When Jack Kennedy learned on a May morning in 1948 that his sister Kathleen, known as Kick, had been killed in a plane crash in Europe, he had been listening to recordings from the Broadway musical “Finian’s Rainbow.”
Jack, not yet 31, had already lost his older brother Joseph Jr., a Navy pilot whose plane exploded while on a bombing mission in World War II. It’s not easy to imagine the kind of resilience required to make your way through tragedies that, in the case of the Kennedys, often reached Shakespearean proportions. That resilience was one of the many things to admire about Jack and his siblings, fortunate in so many ways and damned in so many others.
It’s easy to miss the point about the Kennedys. The drama is always right there in your face to distract you. (Even now, with Ted barely gone, the struggle is under way over how his successor in the Senate is to be chosen, and whether Ted’s death will be a spur to — or the death knell for — health care reform.)
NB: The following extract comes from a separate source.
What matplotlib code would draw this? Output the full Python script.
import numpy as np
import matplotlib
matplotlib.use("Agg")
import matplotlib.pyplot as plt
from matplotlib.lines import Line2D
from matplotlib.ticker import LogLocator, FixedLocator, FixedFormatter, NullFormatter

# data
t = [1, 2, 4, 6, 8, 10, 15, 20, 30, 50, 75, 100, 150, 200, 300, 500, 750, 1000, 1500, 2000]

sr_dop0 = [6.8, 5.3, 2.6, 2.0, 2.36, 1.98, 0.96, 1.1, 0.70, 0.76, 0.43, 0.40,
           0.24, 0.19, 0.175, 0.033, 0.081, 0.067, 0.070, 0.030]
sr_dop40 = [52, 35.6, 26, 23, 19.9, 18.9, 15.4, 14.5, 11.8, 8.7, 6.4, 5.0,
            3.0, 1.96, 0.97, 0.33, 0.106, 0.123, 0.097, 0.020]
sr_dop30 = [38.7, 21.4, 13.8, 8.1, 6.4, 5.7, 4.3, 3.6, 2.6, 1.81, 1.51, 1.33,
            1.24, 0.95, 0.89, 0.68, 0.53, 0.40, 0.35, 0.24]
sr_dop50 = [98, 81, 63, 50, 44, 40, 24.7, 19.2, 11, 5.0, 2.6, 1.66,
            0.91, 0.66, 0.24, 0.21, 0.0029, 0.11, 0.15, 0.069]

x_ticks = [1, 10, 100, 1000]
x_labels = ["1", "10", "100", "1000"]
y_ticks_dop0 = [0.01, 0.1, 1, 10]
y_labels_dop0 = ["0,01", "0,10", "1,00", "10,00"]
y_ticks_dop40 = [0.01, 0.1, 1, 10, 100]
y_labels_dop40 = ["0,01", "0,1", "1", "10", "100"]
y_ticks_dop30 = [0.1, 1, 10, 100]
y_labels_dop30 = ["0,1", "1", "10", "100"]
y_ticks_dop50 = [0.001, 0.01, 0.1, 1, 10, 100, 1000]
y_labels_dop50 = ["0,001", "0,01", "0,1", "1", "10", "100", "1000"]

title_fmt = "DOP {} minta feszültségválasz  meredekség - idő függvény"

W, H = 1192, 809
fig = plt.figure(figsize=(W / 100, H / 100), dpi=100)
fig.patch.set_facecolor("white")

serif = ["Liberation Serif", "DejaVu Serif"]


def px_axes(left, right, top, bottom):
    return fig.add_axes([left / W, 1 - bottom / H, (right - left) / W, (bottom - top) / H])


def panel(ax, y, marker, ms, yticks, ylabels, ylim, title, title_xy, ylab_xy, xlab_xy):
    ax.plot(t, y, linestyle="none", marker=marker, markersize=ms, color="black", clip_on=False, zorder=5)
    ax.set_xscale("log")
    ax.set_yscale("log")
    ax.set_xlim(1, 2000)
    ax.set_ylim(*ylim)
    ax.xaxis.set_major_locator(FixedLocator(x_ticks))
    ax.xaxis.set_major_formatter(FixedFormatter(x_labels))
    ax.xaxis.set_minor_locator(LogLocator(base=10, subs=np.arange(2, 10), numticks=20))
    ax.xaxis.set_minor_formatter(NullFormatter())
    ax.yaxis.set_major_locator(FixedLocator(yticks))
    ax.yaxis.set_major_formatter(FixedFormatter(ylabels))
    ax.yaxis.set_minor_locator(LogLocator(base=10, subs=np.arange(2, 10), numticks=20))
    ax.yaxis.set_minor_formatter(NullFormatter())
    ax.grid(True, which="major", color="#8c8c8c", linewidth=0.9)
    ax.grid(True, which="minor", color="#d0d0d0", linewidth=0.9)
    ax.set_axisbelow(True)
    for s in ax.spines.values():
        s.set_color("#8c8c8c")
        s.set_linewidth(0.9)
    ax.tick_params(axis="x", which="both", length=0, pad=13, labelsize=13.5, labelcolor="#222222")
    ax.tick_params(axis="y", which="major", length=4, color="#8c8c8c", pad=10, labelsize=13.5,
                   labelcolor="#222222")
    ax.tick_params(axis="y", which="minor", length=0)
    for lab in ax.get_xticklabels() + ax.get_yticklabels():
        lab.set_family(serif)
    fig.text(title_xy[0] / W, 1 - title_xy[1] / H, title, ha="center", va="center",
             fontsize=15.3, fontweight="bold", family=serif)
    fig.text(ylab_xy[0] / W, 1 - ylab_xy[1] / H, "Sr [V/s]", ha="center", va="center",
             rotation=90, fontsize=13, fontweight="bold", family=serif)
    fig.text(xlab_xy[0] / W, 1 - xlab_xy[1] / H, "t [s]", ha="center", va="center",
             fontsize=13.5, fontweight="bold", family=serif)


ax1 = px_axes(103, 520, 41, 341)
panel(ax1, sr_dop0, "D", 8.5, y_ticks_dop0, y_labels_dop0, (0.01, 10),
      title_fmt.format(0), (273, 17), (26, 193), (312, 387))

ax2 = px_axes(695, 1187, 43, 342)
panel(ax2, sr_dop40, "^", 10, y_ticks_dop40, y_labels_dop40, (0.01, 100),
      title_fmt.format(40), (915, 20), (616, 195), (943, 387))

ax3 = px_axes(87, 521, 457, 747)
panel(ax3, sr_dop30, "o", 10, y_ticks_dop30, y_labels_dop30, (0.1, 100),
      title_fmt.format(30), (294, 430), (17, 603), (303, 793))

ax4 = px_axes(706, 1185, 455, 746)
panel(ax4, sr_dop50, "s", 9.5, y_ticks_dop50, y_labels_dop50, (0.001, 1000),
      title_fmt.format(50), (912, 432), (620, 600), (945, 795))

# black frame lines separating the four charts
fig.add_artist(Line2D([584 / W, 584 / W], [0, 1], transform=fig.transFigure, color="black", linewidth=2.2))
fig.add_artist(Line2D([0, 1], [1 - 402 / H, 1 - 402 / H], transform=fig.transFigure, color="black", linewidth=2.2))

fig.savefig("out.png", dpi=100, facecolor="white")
The most significant aspect of the Kennedys, more important than their reliably liberal politics or Ted’s long list of legislative accomplishments, was their ability to inspire. They offered the blessed gift of hope to millions, year after year and decade after decade. The key to understanding both the influence and the importance of the Kennedys was to pay close attention to what they said and what they tried to accomplish, and not let the depths of meaning in their words and aspirations become obscured by individual failings or shortcomings, the Kennedy Sturm und Drang.
So there was President Kennedy in 1963, in a landmark commencement address at American University in Washington at the height of the cold war, making an impassioned case on behalf of “the most important topic on earth: peace.” Calling for a halt to the arms race with the Soviet Union, Kennedy told the graduates that it was important for Americans to examine their attitudes toward peace.
“Too many of us think it is impossible,” he said. “Too many think it is unreal. But that is a dangerous, defeatist belief. It leads to the conclusion that war is inevitable, that mankind is doomed, that we are gripped by forces we cannot control. We need not accept that view. Our problems are man-made, therefore they can be solved by man.”
The Kennedy message was always to aim higher, and they always — or almost always — appealed to our best instincts. So there was Bobby speaking to a group of women at a breakfast in Terre Haute, Ind., during the 1968 campaign. As David Halberstam recalled, Bobby told the audience: “The poor are hidden in our society. No one sees them anymore. They are a small minority in a rich country. Yet I am stunned by a lack of awareness of the rest of us toward them.”
Bobby cared about the poor and ordinary working people in a way that can seem peculiar in post-Reagan America. And his insights into the problems of urban ghettos in the 1960s seemed to point to some of the debilitating factors at work in much of the nation today. Bobby believed, as Arthur Schlesinger Jr. has noted, that the crisis of the cities ultimately came from “the destruction of the sense, and often the fact, of community, of human dialogue, the thousand invisible strands of common experience and purpose, affection and respect which tie men to their fellows.”
Kennedy worried about the dissolution of community in a world growing ever more “impersonal and abstract.” He wanted the American community to flourish, and he knew that could not be accomplished in an environment of increasing polarization, racial and otherwise.
“Ultimately,” he said, “America’s answer to the intolerant man is diversity, the very diversity which our heritage of religious freedom has inspired.”
Like his brothers and sisters (don’t forget Eunice Kennedy Shriver and the Special Olympics), Bobby believed deeply in public service and felt that the whole point of government was to widen the doors of access to those who were being left out.
“Camelot” became a metaphor for the Kennedys in the aftermath of Jack’s assassination. But I always found “Finian’s Rainbow” to be a more appropriate touchstone for the family, especially the song “Look to the Rainbow,” with the moving lyric, “Follow the fellow who follows a dream.”
That was Ted’s message at Bobby’s funeral. The Kennedys counseled us for half a century to be optimistic and to strive harder, to find the resilience to overcome those inevitable moments of tragedy and desolation, and to move steadily toward our better selves, as individuals and as a nation.
Ted’s burial today is a perfect opportunity to remember the best that the family has given us.